Aviões, pilotos e consentimento

Vamos imaginar que tenho um avião.
É meu. Pertence-me. Trato-o com carinho e cuidado.

Como preciso de um piloto, escolho-o também: o que me parece mais competente e com quem sinto empatia.

O avião é meu.
Eu decido para onde e quando quero viajar.
O piloto leva-me lá.

Portanto, a minha relação com o piloto é simples:

Eu decido.
Ele garante que o que peço é possível ser feito e de forma segura, e informa-me na eventualidade de ser necessário mudar alguma coisa do plano inicial: seja por problema técnico, necessidade de abastecer ou outra, que, dentro da sua expertise, pareça justificar-se.

Juntos chegamos a bom porto.

Porém, se o meu piloto decide dar uma de Maverick e faz o que lhe apetece, sem ouvir torres de controlo, sem cumprir com as regras da IATA, sem me ouvir a mim e sem cuidar convenientemente do meu avião, todos sofremos consequências, e isto não é o TOP GUN!…

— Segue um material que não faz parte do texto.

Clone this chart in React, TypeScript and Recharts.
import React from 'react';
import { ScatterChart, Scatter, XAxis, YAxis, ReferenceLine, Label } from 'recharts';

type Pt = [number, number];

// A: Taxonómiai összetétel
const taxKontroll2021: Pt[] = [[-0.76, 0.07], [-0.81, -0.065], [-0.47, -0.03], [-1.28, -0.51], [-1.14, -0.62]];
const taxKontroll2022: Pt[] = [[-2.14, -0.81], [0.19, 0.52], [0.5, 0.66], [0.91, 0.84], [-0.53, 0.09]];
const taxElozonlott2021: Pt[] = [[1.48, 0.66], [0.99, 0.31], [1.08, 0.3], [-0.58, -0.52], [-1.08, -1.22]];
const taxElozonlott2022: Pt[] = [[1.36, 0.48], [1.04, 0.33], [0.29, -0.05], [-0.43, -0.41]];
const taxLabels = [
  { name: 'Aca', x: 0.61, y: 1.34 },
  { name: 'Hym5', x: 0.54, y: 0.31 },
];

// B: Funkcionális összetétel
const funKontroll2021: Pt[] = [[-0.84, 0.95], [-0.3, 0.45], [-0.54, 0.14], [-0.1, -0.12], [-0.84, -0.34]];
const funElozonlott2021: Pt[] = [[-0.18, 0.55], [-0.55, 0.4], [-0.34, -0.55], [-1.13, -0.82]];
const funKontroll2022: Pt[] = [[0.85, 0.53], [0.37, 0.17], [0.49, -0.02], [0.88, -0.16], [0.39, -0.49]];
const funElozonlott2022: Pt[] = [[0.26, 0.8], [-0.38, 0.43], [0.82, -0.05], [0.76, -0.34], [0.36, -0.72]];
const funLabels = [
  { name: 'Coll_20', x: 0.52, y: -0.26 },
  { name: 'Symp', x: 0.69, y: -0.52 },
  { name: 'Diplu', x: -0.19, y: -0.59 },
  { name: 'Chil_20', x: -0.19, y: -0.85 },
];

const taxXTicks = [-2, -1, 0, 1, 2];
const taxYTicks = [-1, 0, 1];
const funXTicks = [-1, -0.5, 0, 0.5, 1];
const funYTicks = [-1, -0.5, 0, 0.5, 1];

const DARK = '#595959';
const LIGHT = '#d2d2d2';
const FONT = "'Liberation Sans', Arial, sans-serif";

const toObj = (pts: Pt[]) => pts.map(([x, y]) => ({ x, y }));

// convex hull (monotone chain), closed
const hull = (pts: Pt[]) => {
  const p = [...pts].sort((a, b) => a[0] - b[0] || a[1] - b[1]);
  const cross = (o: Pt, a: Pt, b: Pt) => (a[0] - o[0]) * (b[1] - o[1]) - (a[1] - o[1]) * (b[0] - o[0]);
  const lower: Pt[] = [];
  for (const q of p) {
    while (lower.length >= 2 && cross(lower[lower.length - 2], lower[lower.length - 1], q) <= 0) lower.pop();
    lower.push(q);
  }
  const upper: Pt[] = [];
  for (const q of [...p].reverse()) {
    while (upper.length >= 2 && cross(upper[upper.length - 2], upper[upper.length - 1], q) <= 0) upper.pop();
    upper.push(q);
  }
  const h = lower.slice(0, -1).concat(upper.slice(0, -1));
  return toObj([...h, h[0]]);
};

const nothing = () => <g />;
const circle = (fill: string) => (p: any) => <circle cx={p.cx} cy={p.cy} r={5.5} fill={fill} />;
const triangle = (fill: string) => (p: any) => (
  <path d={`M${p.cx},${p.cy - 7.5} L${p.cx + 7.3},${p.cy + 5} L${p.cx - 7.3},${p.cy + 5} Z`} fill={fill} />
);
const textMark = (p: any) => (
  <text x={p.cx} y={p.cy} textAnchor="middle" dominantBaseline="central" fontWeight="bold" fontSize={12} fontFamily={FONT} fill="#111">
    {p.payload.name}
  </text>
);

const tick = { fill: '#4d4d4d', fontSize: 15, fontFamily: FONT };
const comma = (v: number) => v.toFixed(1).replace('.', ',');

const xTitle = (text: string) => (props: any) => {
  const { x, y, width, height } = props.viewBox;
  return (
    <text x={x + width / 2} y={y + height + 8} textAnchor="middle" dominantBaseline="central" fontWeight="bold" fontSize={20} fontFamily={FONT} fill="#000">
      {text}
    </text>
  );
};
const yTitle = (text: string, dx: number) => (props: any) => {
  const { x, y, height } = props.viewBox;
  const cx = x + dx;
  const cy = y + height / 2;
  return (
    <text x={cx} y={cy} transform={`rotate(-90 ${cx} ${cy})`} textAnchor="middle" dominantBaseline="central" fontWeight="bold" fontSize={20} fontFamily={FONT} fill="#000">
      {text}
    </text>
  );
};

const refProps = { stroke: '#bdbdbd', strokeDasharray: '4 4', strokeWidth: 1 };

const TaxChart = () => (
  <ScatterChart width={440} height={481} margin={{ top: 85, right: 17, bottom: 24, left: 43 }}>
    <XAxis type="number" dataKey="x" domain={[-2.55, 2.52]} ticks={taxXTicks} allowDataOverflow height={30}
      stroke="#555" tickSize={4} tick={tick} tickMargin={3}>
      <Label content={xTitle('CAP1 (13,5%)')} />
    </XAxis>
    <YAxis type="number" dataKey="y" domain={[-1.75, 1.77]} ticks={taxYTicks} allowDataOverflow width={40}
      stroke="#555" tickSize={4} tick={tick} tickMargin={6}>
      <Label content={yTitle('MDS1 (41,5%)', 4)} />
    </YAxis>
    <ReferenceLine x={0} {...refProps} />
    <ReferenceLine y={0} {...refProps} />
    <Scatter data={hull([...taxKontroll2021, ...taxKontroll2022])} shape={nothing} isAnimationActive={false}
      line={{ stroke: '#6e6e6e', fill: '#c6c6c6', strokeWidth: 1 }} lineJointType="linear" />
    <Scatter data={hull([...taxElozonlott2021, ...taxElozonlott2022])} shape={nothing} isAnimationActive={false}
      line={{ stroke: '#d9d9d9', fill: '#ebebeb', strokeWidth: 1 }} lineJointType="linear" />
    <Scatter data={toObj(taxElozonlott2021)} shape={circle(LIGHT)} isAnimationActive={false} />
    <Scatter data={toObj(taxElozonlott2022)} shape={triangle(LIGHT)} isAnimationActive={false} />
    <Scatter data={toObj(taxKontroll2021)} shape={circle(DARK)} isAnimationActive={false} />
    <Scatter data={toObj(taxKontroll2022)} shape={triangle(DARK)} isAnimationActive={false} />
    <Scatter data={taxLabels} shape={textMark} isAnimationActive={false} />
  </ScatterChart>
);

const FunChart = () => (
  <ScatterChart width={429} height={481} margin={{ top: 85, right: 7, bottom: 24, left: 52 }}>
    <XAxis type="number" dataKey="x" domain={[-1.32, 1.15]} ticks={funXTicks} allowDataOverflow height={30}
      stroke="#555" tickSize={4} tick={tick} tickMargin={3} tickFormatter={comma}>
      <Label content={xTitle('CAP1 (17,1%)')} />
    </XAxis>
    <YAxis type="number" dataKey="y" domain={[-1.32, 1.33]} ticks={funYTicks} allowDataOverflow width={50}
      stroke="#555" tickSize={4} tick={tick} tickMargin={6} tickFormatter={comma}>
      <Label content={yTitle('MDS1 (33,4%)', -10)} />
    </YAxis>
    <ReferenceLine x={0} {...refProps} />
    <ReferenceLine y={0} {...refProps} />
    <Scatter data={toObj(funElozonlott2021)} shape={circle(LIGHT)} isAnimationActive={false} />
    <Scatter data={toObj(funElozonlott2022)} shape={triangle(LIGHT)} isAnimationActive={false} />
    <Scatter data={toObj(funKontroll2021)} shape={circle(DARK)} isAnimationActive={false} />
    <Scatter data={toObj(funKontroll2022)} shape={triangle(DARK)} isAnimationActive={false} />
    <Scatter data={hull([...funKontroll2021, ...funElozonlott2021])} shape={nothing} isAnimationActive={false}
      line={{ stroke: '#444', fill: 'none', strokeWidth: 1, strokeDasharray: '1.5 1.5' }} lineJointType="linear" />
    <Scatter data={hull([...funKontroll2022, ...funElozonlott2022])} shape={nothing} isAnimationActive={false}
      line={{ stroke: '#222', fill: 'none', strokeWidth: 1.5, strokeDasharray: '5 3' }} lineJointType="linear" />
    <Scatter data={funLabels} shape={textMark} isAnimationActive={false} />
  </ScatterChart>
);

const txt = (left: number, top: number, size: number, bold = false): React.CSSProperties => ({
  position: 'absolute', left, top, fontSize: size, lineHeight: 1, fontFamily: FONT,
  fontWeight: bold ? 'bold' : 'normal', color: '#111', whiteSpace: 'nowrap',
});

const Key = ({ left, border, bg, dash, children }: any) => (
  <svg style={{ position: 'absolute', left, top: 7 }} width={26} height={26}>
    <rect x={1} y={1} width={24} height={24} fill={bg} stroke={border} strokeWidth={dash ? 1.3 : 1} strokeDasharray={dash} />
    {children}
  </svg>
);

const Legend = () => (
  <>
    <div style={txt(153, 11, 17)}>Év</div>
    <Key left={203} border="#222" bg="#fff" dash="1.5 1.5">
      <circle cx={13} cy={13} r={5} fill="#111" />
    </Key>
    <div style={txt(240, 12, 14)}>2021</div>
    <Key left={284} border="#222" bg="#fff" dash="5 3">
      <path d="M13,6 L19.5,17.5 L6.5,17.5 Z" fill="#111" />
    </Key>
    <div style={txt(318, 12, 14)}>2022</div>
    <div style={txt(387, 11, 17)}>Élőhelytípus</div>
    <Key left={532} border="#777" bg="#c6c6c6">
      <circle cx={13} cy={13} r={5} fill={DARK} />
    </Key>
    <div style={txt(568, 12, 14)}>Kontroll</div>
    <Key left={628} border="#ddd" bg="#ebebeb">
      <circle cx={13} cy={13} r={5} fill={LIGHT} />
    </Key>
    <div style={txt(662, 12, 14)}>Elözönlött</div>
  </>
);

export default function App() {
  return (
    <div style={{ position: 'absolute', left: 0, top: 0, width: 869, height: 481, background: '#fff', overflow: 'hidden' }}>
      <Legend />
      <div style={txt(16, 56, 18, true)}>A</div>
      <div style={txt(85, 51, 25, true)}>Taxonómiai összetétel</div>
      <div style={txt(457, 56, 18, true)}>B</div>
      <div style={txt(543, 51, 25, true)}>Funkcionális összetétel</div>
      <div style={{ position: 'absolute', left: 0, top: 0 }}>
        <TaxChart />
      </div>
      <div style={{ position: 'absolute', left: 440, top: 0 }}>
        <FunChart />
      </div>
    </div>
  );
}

(agora imaginemos que o meu corpo é o meu avião e que o meu ginecologista-obstetra é o piloto)

Entro descansada para uma viagem com destino ao Nepal e aterro num qualquer ponto das Caraíbas porque o piloto achou melhor.
Fazia mais sentido.
Sempre viajou para as Caraíbas.
Aliás, há anos que viaja para as Caraíbas e ninguém se tem queixado.
Quando começou a pilotar este era o destino de excelência, e quer lá saber se agora se viaja para outro lado, ou para onde eu quero ir!
Para além disso, ele é que é o piloto e eu mal sei conduzir um carro, de idiota que sou, quanto mais decidir o destino do meu avião.

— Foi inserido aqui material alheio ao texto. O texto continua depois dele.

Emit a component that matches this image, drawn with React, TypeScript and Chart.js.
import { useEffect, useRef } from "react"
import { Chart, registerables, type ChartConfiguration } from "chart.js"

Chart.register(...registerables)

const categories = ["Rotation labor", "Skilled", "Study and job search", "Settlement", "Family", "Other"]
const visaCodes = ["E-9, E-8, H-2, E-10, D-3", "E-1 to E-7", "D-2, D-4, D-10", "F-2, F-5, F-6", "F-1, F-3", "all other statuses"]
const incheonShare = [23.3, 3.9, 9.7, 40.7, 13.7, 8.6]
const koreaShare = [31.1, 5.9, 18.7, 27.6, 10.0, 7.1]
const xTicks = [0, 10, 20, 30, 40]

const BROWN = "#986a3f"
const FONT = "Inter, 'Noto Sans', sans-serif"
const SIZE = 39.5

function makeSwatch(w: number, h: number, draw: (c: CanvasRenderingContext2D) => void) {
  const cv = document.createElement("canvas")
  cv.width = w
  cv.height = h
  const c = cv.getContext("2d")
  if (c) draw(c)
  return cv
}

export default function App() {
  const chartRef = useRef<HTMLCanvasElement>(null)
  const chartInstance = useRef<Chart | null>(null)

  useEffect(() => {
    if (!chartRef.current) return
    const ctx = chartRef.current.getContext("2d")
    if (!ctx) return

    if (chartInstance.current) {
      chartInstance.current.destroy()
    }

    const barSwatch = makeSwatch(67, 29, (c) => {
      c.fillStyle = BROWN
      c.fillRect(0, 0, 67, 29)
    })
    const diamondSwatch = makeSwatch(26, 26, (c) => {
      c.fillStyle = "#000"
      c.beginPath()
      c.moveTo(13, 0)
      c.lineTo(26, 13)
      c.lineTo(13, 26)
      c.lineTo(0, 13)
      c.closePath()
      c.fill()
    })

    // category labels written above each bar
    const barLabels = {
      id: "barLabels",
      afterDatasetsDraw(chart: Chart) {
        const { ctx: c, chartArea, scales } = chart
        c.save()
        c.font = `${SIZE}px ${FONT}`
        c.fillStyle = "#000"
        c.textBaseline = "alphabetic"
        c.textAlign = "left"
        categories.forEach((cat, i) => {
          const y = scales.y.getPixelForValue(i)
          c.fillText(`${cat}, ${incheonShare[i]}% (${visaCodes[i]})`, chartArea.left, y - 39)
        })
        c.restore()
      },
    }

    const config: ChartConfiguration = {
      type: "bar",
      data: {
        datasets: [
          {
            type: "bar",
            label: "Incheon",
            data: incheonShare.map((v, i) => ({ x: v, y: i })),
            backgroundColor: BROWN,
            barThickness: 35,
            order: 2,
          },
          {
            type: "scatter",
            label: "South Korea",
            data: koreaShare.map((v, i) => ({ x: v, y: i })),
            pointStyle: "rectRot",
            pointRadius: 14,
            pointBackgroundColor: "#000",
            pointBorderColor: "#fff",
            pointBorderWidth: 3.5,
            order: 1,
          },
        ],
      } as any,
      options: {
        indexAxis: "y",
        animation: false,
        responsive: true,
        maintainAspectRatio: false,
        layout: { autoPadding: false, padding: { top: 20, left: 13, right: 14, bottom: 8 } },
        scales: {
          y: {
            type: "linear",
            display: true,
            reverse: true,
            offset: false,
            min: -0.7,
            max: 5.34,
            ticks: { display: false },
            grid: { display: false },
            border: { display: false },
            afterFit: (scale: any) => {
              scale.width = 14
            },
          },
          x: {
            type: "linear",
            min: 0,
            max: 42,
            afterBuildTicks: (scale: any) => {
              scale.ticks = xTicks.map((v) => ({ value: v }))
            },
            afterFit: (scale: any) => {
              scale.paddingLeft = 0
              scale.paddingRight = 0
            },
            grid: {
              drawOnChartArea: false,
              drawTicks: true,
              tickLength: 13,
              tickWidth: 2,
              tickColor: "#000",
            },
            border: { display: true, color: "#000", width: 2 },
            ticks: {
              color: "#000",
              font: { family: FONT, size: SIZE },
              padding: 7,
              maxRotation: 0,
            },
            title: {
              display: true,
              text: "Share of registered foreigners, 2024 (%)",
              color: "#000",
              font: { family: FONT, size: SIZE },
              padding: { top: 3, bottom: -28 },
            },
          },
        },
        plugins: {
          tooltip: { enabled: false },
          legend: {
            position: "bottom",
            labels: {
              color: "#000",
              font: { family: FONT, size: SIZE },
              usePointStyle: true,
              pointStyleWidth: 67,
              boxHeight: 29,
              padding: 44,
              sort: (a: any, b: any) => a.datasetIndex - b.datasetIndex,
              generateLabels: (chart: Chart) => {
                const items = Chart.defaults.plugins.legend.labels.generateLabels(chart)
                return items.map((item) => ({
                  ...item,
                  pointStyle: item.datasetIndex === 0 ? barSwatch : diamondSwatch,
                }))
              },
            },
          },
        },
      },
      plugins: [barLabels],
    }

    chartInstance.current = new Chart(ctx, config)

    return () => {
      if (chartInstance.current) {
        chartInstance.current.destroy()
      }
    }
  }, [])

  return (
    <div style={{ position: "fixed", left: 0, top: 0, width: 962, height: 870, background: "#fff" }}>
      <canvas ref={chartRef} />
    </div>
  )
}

Não crucifiquemos a Dra Maria do Céu Santo porque ela não é o problema.
Ela contribui e faz parte do problema mas temos de pensar globalmente e perceber que pagar ginecologista privado resolve o teu problema mas não o sistema.

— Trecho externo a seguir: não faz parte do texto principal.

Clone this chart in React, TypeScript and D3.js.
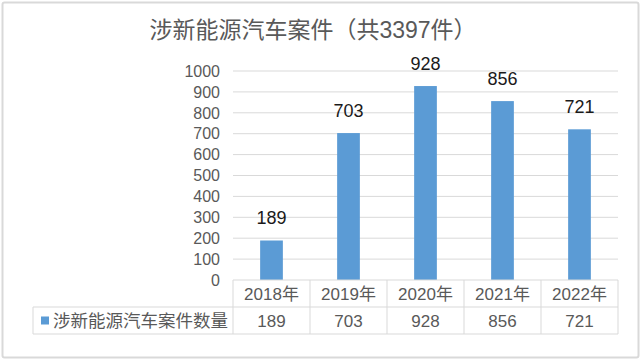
import * as d3 from 'd3';

const title = '涉新能源汽车案件（共3397件）';
const seriesName = '涉新能源汽车案件数量';
const years = ['2018年', '2019年', '2020年', '2021年', '2022年'];
const cases = [189, 703, 928, 856, 721];
const yTicks = [0, 100, 200, 300, 400, 500, 600, 700, 800, 900, 1000];

const FONT = '"Liberation Sans", Arial, "Noto Sans CJK SC", sans-serif';
const BLUE = '#5B9BD5';
const GRID = '#d9d9d9';
const TEXT = '#595959';

export default function App() {
  const width = 641;
  const height = 360;
  const plot = { left: 233, right: 618, top: 71, bottom: 280 };
  const rowMid = 307;
  const tableBottom = 334;
  const legendLeft = 33;

  const x = d3.scaleBand<string>().domain(years).range([plot.left, plot.right]).padding(0);
  const y = d3.scaleLinear().domain([0, 1000]).range([plot.bottom, plot.top]);
  const barW = x.bandwidth() * 0.295;

  const colEdges = years.map((d) => x(d) || 0).concat([plot.right]);

  return (
    <svg
      width={width}
      height={height}
      style={{ position: 'absolute', left: 0, top: 0, fontFamily: FONT }}
    >
      <rect x={0} y={0} width={width} height={height} fill="#fff" />
      <rect
        x={2.5}
        y={2.5}
        width={width - 5}
        height={height - 5}
        fill="none"
        stroke={GRID}
        strokeWidth={2}
        rx={2}
      />

      {/* title */}
      <text x={313} y={38} textAnchor="middle" fill={TEXT} fontSize={23}>
        {title}
      </text>

      {/* grid lines + y ticks */}
      {yTicks.map((t) => (
        <g key={t}>
          {t > 0 && (
            <line x1={plot.left} x2={plot.right} y1={y(t)} y2={y(t)} stroke={GRID} strokeWidth={1} />
          )}
          <text x={220} y={y(t)} dy="0.36em" textAnchor="end" fill={TEXT} fontSize={16}>
            {t}
          </text>
        </g>
      ))}

      {/* bars */}
      {years.map((yr, i) => {
        const cx = (x(yr) || 0) + x.bandwidth() / 2;
        return (
          <g key={yr}>
            <rect x={cx - barW / 2} y={y(cases[i])} width={barW} height={plot.bottom - y(cases[i])} fill={BLUE} />
            <text x={cx} y={y(cases[i]) - 16} textAnchor="middle" fill="#1a1a1a" fontSize={18}>
              {cases[i]}
            </text>
          </g>
        );
      })}

      {/* data table */}
      <g stroke={GRID} strokeWidth={1} fill="none">
        <line x1={plot.left} x2={plot.right} y1={plot.bottom} y2={plot.bottom} />
        <line x1={legendLeft} x2={plot.right} y1={rowMid} y2={rowMid} />
        <line x1={legendLeft} x2={plot.right} y1={tableBottom} y2={tableBottom} />
        <line x1={legendLeft} x2={legendLeft} y1={rowMid} y2={tableBottom} />
        {colEdges.map((cx, i) => (
          <line key={i} x1={cx} x2={cx} y1={plot.bottom} y2={tableBottom} />
        ))}
      </g>
      {years.map((yr, i) => {
        const cx = (x(yr) || 0) + x.bandwidth() / 2;
        return (
          <g key={'t' + yr}>
            <text x={cx} y={(plot.bottom + rowMid) / 2} dy="0.36em" textAnchor="middle" fill={TEXT} fontSize={17}>
              {yr}
            </text>
            <text x={cx} y={(rowMid + tableBottom) / 2} dy="0.36em" textAnchor="middle" fill={TEXT} fontSize={17}>
              {cases[i]}
            </text>
          </g>
        );
      })}
      <rect x={41} y={(rowMid + tableBottom) / 2 - 4} width={8} height={8} fill={BLUE} />
      <text x={53} y={(rowMid + tableBottom) / 2} dy="0.36em" fill={TEXT} fontSize={17.5}>
        {seriesName}
      </text>
    </svg>
  );
}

Rolem para aí os olhos, gente que acha que isto é histeria de meia dúzia de feministas.

Comecem por se perguntar se o vosso corpo é mesmo vosso.

São vocês que mandam? Que decidem?
Ótimo.
Gostavam que fosse sempre assim? Fantástico.

É por isso que o problema é geral porque nem todas podem pagar. Há quem viaje de autocarro…

“Não sejam esponjas. Usem o cérebro.”

É isso. O meu cérebro, o meu corpo, o meu avião, as minhas escolhas.